Lattice Boltzmann simulation of forced condensation flow on a horizontal cold surface in the presence of a non-condensable gas

Abstract

A multi-component/multi-phase (MCMP) lattice Boltzmann method (LBM) with vapor/liquid phase change is proposed in this paper. Two equations of state (EOS) including Peng-Robinson (PR) EOS for water and ideal gas EOS for the non-condensable gas (NCG) are applied in the thermal equation. Based on this newly developed MCMP phase-change LB model, the problem of forced condensing flow on a horizontal cold plate at constant wall temperature in the presence of NCG is simulated.
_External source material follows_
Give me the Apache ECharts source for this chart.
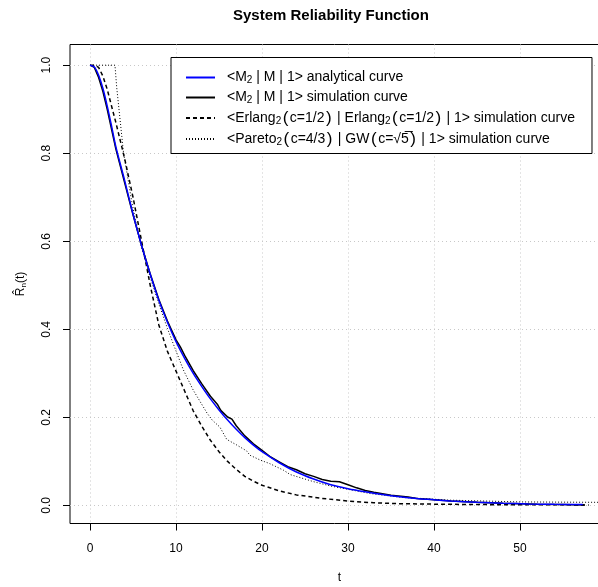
<!DOCTYPE html>
<html>
<head>
<meta charset="utf-8">
<script src="https://cdn.jsdelivr.net/npm/echarts@6/dist/echarts.min.js"></script>
<style>
html,body{margin:0;padding:0;background:#fff;}
#c{width:598px;height:587px;}
</style>
</head>
<body>
<div id="c"></div>
<script>
// ---- data (t, R) ----
const analyticalT = [0,0.5,1,1.5,2,2.5,3,4,5,6,7,8,9,10,11,12,13,14,15,16,17,18,19,20,22,24,26,28,30,32,34,36,38,40,42,45,48,51,54,57.3];
const analyticalR = [1,0.996,0.977,0.947,0.907,0.862,0.815,0.74,0.662,0.59,0.525,0.466,0.416,0.372,0.334,0.30,0.27,0.242,0.217,0.194,0.173,0.154,0.137,0.122,0.097,0.076,0.06,0.047,0.038,0.031,0.025,0.02,0.016,0.013,0.01,0.007,0.005,0.0035,0.0025,0.002];

const simT = [0,0.5,1,1.5,2,3,4,5,6,7,8,9,10,10.5,11,12,13,14,14.8,15.2,16,16.5,17,18,19,20,21,22,23,24,25,26,27,28,29,30,31,32,33,35,37,38,40,42,45,48,52,55,57.5];
const simR = [1,0.995,0.972,0.94,0.9,0.81,0.735,0.66,0.59,0.526,0.468,0.419,0.376,0.36,0.341,0.306,0.276,0.248,0.23,0.216,0.201,0.196,0.181,0.158,0.14,0.125,0.11,0.099,0.088,0.081,0.072,0.066,0.059,0.055,0.054,0.047,0.04,0.034,0.03,0.023,0.019,0.016,0.013,0.01,0.007,0.005,0.003,0.002,0.001];

const erlangT = [0,0.5,1,1.5,2,3,4,5,6,7,7.5,8,9,10,11,12,13,14,15,16,17,18,19,20,22,24,27,30,33,36,40,45,50,55,58];
const erlangR = [1,1,0.995,0.975,0.945,0.87,0.79,0.70,0.60,0.50,0.455,0.41,0.35,0.305,0.26,0.215,0.18,0.148,0.122,0.10,0.082,0.066,0.055,0.046,0.033,0.024,0.016,0.01,0.006,0.004,0.003,0.002,0.0015,0.0015,0.001];

const paretoT = [0,2.9,3.0,3.1,3.5,3.9,4.3,4.85,5.8,7,8,9,9.7,10.85,12,13.6,14.2,15.1,15.9,17,18.2,18.6,19.8,20.9,22.5,23.3,26,28,32.6,36.4,38.4,41.9,46,50,55,60.3];
const paretoR = [1,1,0.975,0.95,0.875,0.80,0.755,0.69,0.6,0.518,0.458,0.402,0.366,0.308,0.262,0.21,0.194,0.178,0.15,0.138,0.124,0.114,0.103,0.095,0.08,0.07,0.054,0.044,0.027,0.018,0.016,0.012,0.01,0.008,0.0075,0.007];

const xTicks = [0,10,20,30,40,50];
const yTicks = [0,0.2,0.4,0.6,0.8,1.0];

const pair = (ts, rs) => ts.map((t,i)=>[t, rs[i]]);

const FONT = 'Liberation Sans, Arial, sans-serif';
const LF = 14;
const rich = {
  t: {fontSize: LF, fontFamily: FONT, color: '#000', lineHeight: 16},
  p: {fontSize: LF, fontFamily: FONT, color: '#000', lineHeight: 16, padding: [0,0,0,7]},
  P: {fontSize: 17, fontFamily: FONT, color: '#000', lineHeight: 16, padding: [0,1.5,0,1.5]},
  s: {fontSize: 10, fontFamily: FONT, color: '#000', lineHeight: 16, verticalAlign: 'bottom'}
};
const legendText = {
  a: '{p|<M}{s|2}{t| | M | 1> analytical curve}',
  b: '{p|<M}{s|2}{t| | M | 1> simulation curve}',
  c: '{p|<Erlang}{s|2}{P|(}{t|c=1/2}{P|)}{t| | Erlang}{s|2}{P|(}{t|c=1/2}{P|)}{t| | 1> simulation curve}',
  d: '{p|<Pareto}{s|2}{P|(}{t|c=4/3}{P|)}{t| | GW}{P|(}{t|c=\u221A5\u0305}{P|)}{t| | 1> simulation curve}'
};

const chart = echarts.init(document.getElementById('c'), null, {renderer: 'canvas'});
chart.setOption({
  animation: false,
  backgroundColor: '#fff',
  title: {
    text: 'System Reliability Function',
    left: 228, top: 3,
    textStyle: {fontFamily: FONT, fontWeight: 'bold', fontSize: 15, color: '#000'}
  },
  legend: {
    orient: 'vertical',
    left: 171, top: 57.5,
    padding: [12, 17, 6, 14],
    borderColor: '#000', borderWidth: 1,
    backgroundColor: '#fff',
    itemWidth: 29, itemHeight: 16, itemGap: 4,
    itemStyle: {opacity: 0},
    data: ['a','b','c','d'],
    formatter: n => legendText[n],
    textStyle: {rich: rich, fontSize: LF, lineHeight: 16, fontFamily: FONT, color: '#000'}
  },
  grid: {left: 70, right: -11, top: 44.5, bottom: 63.5, outerBoundsMode: 'none', containLabel: false,
    show: true, borderColor: '#000', borderWidth: 1, backgroundColor: 'transparent'},
  xAxis: {
    type: 'value', min: -2.33, max: 60.35,
    name: 't', nameLocation: 'middle', nameGap: 48,
    nameTextStyle: {fontFamily: FONT, fontSize: 12, color: '#000'},
    axisLine: {show: false, onZero: false},
    axisTick: {show: true, length: 7, inside: false, customValues: xTicks, lineStyle: {color: '#000'}},
    axisLabel: {customValues: xTicks, margin: 19, fontFamily: FONT, fontSize: 12, color: '#000'},
    splitLine: {show: true, lineStyle: {type: [1,3], color: '#c8c8c8'}}
  },
  yAxis: {
    type: 'value', min: -0.041, max: 1.047,
    name: '{r|R\u0302}{n|n}{r|(t)}', nameLocation: 'middle', nameGap: 42, nameRotate: 90,
    nameTextStyle: {fontFamily: FONT, fontSize: 12, color: '#000', rich: {
      r: {fontFamily: FONT, fontSize: 12, color: '#000', lineHeight: 14},
      n: {fontFamily: FONT, fontSize: 8, color: '#000', lineHeight: 14, verticalAlign: 'bottom'}
    }},
    axisLine: {show: false, onZero: false},
    axisTick: {show: true, length: 7, customValues: yTicks, lineStyle: {color: '#000'}},
    axisLabel: {customValues: yTicks, rotate: 90, margin: 17, fontFamily: FONT, fontSize: 12, color: '#000',
      formatter: v => v.toFixed(1)},
    splitLine: {show: true, lineStyle: {type: [1,3], color: '#c8c8c8'}}
  },
  series: [
    {name: 'd', type: 'line', data: pair(paretoT, paretoR), symbol: 'none', showSymbol: false,
     lineStyle: {color: '#000', width: 1, type: [1,2]}, itemStyle: {color: '#000'}, z: 2},
    {name: 'c', type: 'line', data: pair(erlangT, erlangR), symbol: 'none', showSymbol: false,
     lineStyle: {color: '#000', width: 1.5, type: [4,3]}, itemStyle: {color: '#000'}, z: 3},
    {name: 'b', type: 'line', data: pair(simT, simR), symbol: 'none', showSymbol: false,
     lineStyle: {color: '#000', width: 1.5}, itemStyle: {color: '#000'}, z: 4},
    {name: 'a', type: 'line', data: pair(analyticalT, analyticalR), symbol: 'none', showSymbol: false, smooth: 0.3,
     lineStyle: {color: '#0000ff', width: 1.5}, itemStyle: {color: '#0000ff'}, z: 5}
  ]
});
</script>
</body>
</html>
Effects of the NCG inlet fraction and plate subcooled temperature on forced film condensation under the same inlet velocity are simulated. Condensate film thickness, distributions of velocity/temperature/NCG fraction in the entire flow field, as well as condensation heat transfer on the cold plate are obtained numerically. The effect of an interfacial parameter (containing inlet NCG fraction and wall temperature) on film thickness is shown in good agreement with an existing analytical model, which validates the correctness and accuracy of this newly developed MCMP phase-change LB model. Since this novel model does not involve any approximations/assumptions nor the use of empirical correlations for interfacial mass transfer, the results can be considered as the first attempt in the direct numerical simulation of laminar forced condensation heat transfer on a horizontal cold plate in the presence of a NCG.